Well met Greyhawkers! Today I was reminded that way back in 2000, at the turn of 2nd Edition to 3rd Edition, before the internet became an everyday means of communication, I wrote a letter to the Forum page that was published in Dragon #273. This was in response to the Question of the Month” in issue #270: “Does your campaign have a particular theme? Is it
swashbuckling, epic, gritty, or wahoo? Tell us all about your campaign style!”

Here is my response. Enjoy!

Dark Greyhawk

I wrote this in response to the “Question of the
Month” and also to add to the discussion in #264 through #270 about evil
characters. The campaign I run is set in the northwest of the Greyhawk campaign
setting and uses heavy Al-Qadim sources. The Arabic feel is very refreshing.
All the characters are foreigners and have had a wonderful time trying to blend
in by learning new customs, dress, and especially language. They have adopted
new names and even acquired their hirelings from this area. New and exotic
locales always liven a static campaign. The land is full of mystery and
intrigue, but the PCs fit in perfectly because they are all schemers and shady
fellows as well. They always parlay or even deal with villains rather than just
outright slay them. Every monster or encounter is assessed for its benefit, not
just used as a stepping stone for the next encounter. Their motto is, dealing
with evil is better than a pat on the back. Then, if necessary, you can always
turn on evil and side with good in the end.
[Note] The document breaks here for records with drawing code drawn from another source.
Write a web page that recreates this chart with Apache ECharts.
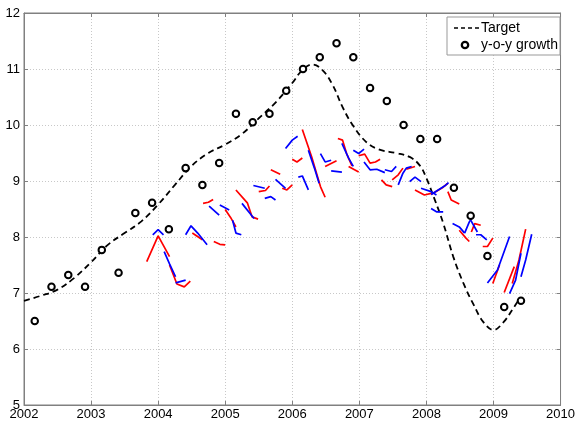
<!DOCTYPE html>
<html>
<head>
<meta charset="utf-8">
<script src="https://cdn.jsdelivr.net/npm/echarts@6/dist/echarts.min.js"></script>
<style>
html, body { margin: 0; padding: 0; background: #fff; }
#container { width: 578px; height: 423px; }
</style>
</head>
<body>
<div id="container"></div>
<script>
// target path (year, %)
var target = [
    [2002.0, 6.86], [2002.25, 6.95], [2002.5, 7.06], [2002.75, 7.27], [2003.0, 7.55],
    [2003.25, 7.86], [2003.5, 8.07], [2003.75, 8.28], [2004.0, 8.58], [2004.25, 8.93],
    [2004.5, 9.27], [2004.75, 9.5], [2005.0, 9.65], [2005.25, 9.84], [2005.5, 10.12],
    [2005.75, 10.4], [2006.0, 10.75], [2006.15, 10.98], [2006.3, 11.08], [2006.45, 10.98],
    [2006.6, 10.72], [2006.75, 10.32], [2006.9, 10.0], [2007.1, 9.7], [2007.3, 9.56],
    [2007.55, 9.5], [2007.75, 9.43], [2007.9, 9.28], [2008.0, 9.05], [2008.12, 8.68],
    [2008.25, 8.25], [2008.4, 7.65], [2008.55, 7.18], [2008.7, 6.8], [2008.85, 6.48],
    [2009.0, 6.34], [2009.15, 6.48], [2009.28, 6.7], [2009.4, 6.92]
];

// quarterly y-o-y growth
var yoyX = [2002.16, 2002.41, 2002.66, 2002.91, 2003.16, 2003.41, 2003.66, 2003.91,
    2004.16, 2004.41, 2004.66, 2004.91, 2005.16, 2005.41, 2005.66, 2005.91,
    2006.16, 2006.41, 2006.66, 2006.91, 2007.16, 2007.41, 2007.66, 2007.91,
    2008.16, 2008.41, 2008.66, 2008.91, 2009.16, 2009.41];
var yoyY = [6.5, 7.11, 7.32, 7.11, 7.77, 7.36, 8.43, 8.61,
    8.14, 9.23, 8.93, 9.32, 10.2, 10.05, 10.2, 10.61,
    11.0, 11.21, 11.46, 11.21, 10.66, 10.43, 10.0, 9.75,
    9.75, 8.88, 8.38, 7.66, 6.75, 6.86];

// forecast paths, model 1 (red)
var redPaths = [
    [[2003.83, 7.56], [2004.0, 8.02], [2004.17, 7.65]],
    [[2004.17, 7.5], [2004.28, 7.16], [2004.39, 7.11], [2004.48, 7.21]],
    [[2004.51, 8.07], [2004.66, 7.95]],
    [[2004.67, 8.6], [2004.75, 8.62], [2004.82, 8.67]],
    [[2004.83, 7.92], [2004.92, 7.87], [2005.0, 7.86]],
    [[2005.0, 8.49], [2005.08, 8.35], [2005.16, 8.18]],
    [[2005.16, 8.84], [2005.33, 8.61], [2005.4, 8.36], [2005.49, 8.32]],
    [[2005.5, 8.81], [2005.6, 8.83], [2005.66, 8.91]],
    [[2005.68, 9.2], [2005.82, 9.12]],
    [[2005.85, 8.87], [2005.92, 8.84], [2006.0, 8.93]],
    [[2006.0, 9.39], [2006.07, 9.34], [2006.15, 9.41]],
    [[2006.15, 9.92], [2006.29, 9.43], [2006.42, 8.9], [2006.49, 8.71]],
    [[2006.49, 9.26], [2006.66, 9.36]],
    [[2006.68, 9.76], [2006.75, 9.73], [2006.81, 9.49], [2006.89, 9.27]],
    [[2006.84, 9.26], [2006.99, 9.16]],
    [[2006.99, 9.45], [2007.08, 9.48], [2007.16, 9.32], [2007.24, 9.34], [2007.31, 9.39]],
    [[2007.33, 9.02], [2007.4, 8.93], [2007.49, 8.9]],
    [[2007.49, 9.02], [2007.58, 9.11], [2007.65, 9.23]],
    [[2007.7, 9.21], [2007.83, 9.26]],
    [[2007.83, 8.84], [2007.97, 8.75], [2008.07, 8.78]],
    [[2008.07, 8.76], [2008.25, 8.89], [2008.32, 8.96]],
    [[2008.32, 8.81], [2008.37, 8.66], [2008.49, 8.59]],
    [[2008.49, 8.12], [2008.59, 7.98], [2008.64, 7.92]],
    [[2008.67, 8.09], [2008.72, 8.24], [2008.81, 8.21]],
    [[2008.84, 7.83], [2008.91, 7.83], [2008.99, 7.98]],
    [[2008.99, 7.17], [2009.09, 7.5]],
    [[2009.16, 7.01], [2009.31, 7.47]],
    [[2009.28, 7.17], [2009.38, 7.59], [2009.48, 8.14]]
];

// forecast paths, model 2 (blue)
var bluePaths = [
    [[2003.92, 8.04], [2004.0, 8.13], [2004.08, 8.04]],
    [[2004.09, 7.74], [2004.17, 7.52], [2004.26, 7.29]],
    [[2004.26, 7.18], [2004.41, 7.23]],
    [[2004.41, 8.04], [2004.49, 8.2], [2004.59, 8.07], [2004.73, 7.86]],
    [[2004.76, 8.55], [2004.91, 8.39]],
    [[2004.92, 8.57], [2005.06, 8.48]],
    [[2005.11, 8.3], [2005.16, 8.07], [2005.24, 8.04]],
    [[2005.25, 8.6], [2005.43, 8.33]],
    [[2005.42, 8.92], [2005.59, 8.87]],
    [[2005.59, 8.69], [2005.68, 8.72], [2005.75, 8.66]],
    [[2005.75, 9.03], [2005.9, 8.87]],
    [[2005.9, 9.58], [2006.0, 9.73], [2006.08, 9.8]],
    [[2006.09, 9.07], [2006.15, 9.09], [2006.24, 8.84]],
    [[2006.24, 9.55], [2006.33, 9.23], [2006.4, 8.96]],
    [[2006.42, 9.49], [2006.49, 9.34], [2006.58, 9.37]],
    [[2006.58, 9.18], [2006.74, 9.16]],
    [[2006.74, 9.67], [2006.84, 9.41], [2006.91, 9.26]],
    [[2006.91, 9.55], [2006.99, 9.49], [2007.07, 9.57]],
    [[2007.07, 9.34], [2007.16, 9.2], [2007.26, 9.21], [2007.38, 9.15]],
    [[2007.38, 9.2], [2007.48, 9.17], [2007.55, 9.26]],
    [[2007.58, 8.93], [2007.65, 9.14], [2007.7, 9.23], [2007.78, 9.26]],
    [[2007.75, 8.99], [2007.83, 9.07], [2007.92, 8.99]],
    [[2007.92, 8.87], [2008.07, 8.81], [2008.15, 8.75]],
    [[2008.07, 8.76], [2008.27, 8.91], [2008.33, 8.97]],
    [[2008.07, 8.51], [2008.15, 8.45], [2008.25, 8.45]],
    [[2008.39, 8.24], [2008.49, 8.18], [2008.57, 8.07]],
    [[2008.57, 8.07], [2008.64, 8.27], [2008.69, 8.36]],
    [[2008.66, 8.3], [2008.76, 8.09]],
    [[2008.74, 8.04], [2008.81, 8.04], [2008.9, 7.95]],
    [[2008.91, 7.18], [2009.06, 7.41], [2009.24, 8.01]],
    [[2009.24, 6.99], [2009.33, 7.23], [2009.41, 7.71]],
    [[2009.41, 7.29], [2009.48, 7.59], [2009.57, 8.05]]
];

var FONT = "'Liberation Sans', Arial, Helvetica, sans-serif";

function pathSeries(paths, color) {
    return paths.map(function (p) {
        return {
            type: 'line',
            data: p,
            showSymbol: false,
            symbol: 'none',
            silent: true,
            z: 3,
            lineStyle: { color: color, width: 1.7 }
        };
    });
}

var yoy = yoyX.map(function (x, i) { return [x, yoyY[i]]; });

var dom = document.getElementById('container');
var myChart = echarts.init(dom);

var tickStyle = { inside: true, length: 4, lineStyle: { color: '#808080' } };
var axisLine = { show: true, lineStyle: { color: '#808080', width: 1 } };
var gridLine = { show: true, lineStyle: { color: '#c8c8c8', type: [1, 2], width: 1 } };

var option = {
    animation: false,
    backgroundColor: '#fff',
    textStyle: { fontFamily: FONT },
    grid: { left: 24, right: 15, top: 13, bottom: 18, show: true, borderColor: '#808080', borderWidth: 1 },
    legend: { show: false },
    xAxis: [{
        type: 'value', min: 2002, max: 2010, interval: 1,
        axisLine: axisLine, axisTick: tickStyle,
        axisLabel: { color: '#000', fontSize: 13, margin: 3, fontFamily: FONT,
            formatter: function (v) { return String(v); } },
        splitLine: gridLine
    }, {
        type: 'value', position: 'top', min: 2002, max: 2010, interval: 1,
        axisLine: axisLine, axisTick: tickStyle, axisLabel: { show: false }, splitLine: { show: false }
    }],
    yAxis: [{
        type: 'value', min: 5, max: 12, interval: 1,
        axisLine: axisLine, axisTick: tickStyle,
        axisLabel: { color: '#000', fontSize: 13, margin: 4, fontFamily: FONT },
        splitLine: gridLine
    }, {
        type: 'value', position: 'right', min: 5, max: 12, interval: 1,
        axisLine: axisLine, axisTick: tickStyle, axisLabel: { show: false }, splitLine: { show: false }
    }],
    // MATLAB-style legend box
    graphic: [
        { type: 'rect', z: 100, shape: { x: 447, y: 17, width: 113, height: 38 },
          style: { fill: '#fff', stroke: '#999', lineWidth: 1 } },
        { type: 'line', z: 101, shape: { x1: 454, y1: 28, x2: 479, y2: 28 },
          style: { stroke: '#000', lineWidth: 1.5, lineDash: [4, 3] } },
        { type: 'text', z: 101, x: 481, y: 28,
          style: { text: 'Target', fontSize: 14, fontFamily: FONT, fill: '#000', verticalAlign: 'middle' } },
        { type: 'circle', z: 101, shape: { cx: 465, cy: 45, r: 3.2 },
          style: { fill: '#fff', stroke: '#000', lineWidth: 2.3 } },
        { type: 'text', z: 101, x: 481, y: 45,
          style: { text: 'y-o-y growth', fontSize: 14, fontFamily: FONT, fill: '#000', verticalAlign: 'middle' } }
    ],
    series: [{
        name: 'Target',
        type: 'line',
        data: target,
        smooth: 0.4,
        showSymbol: false,
        symbol: 'none',
        z: 2,
        lineStyle: { color: '#000', width: 1.8, type: [6, 4] }
    }, {
        name: 'y-o-y growth',
        type: 'scatter',
        data: yoy,
        symbol: 'emptyCircle',
        symbolSize: 6.5,
        z: 4,
        itemStyle: { color: '#000', borderColor: '#000', borderWidth: 2.3, opacity: 1 }
    }].concat(pathSeries(redPaths, '#ff0000'), pathSeries(bluePaths, '#0000ff'))
};

myChart.setOption(option);
</script>
</body>
</html>
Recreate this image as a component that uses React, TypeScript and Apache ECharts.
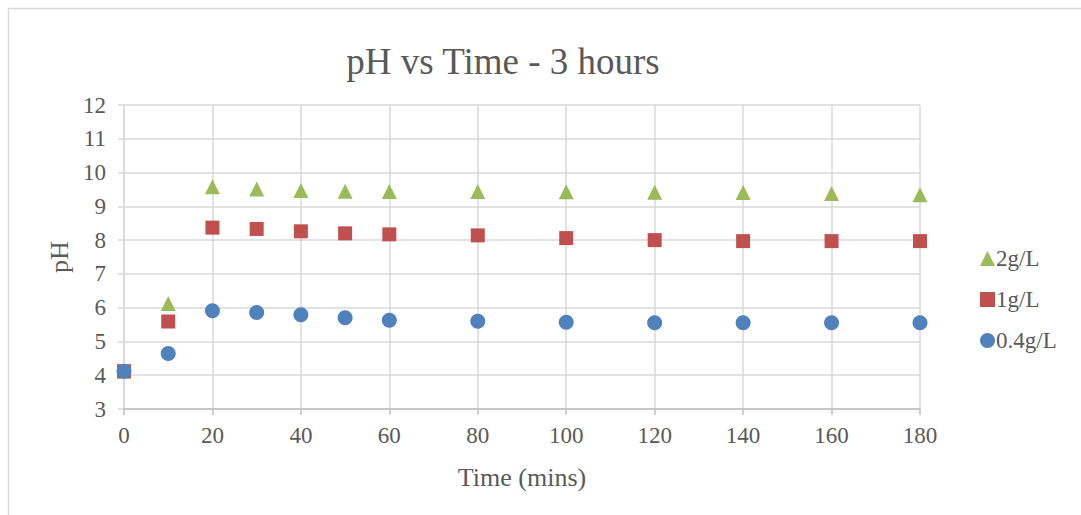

I do not rigidly control alignments, except in the
case of priests. All the characters are decidedly shady but not evil. As long
as the PCs can at least trust one another, then it doesn’t matter what their alignments are. The lawful evil fighter in my group has shown many instances of
paladinlike behavior toward the common man and even his foes. You don’t wear
alignment like a badge; your actions define your character.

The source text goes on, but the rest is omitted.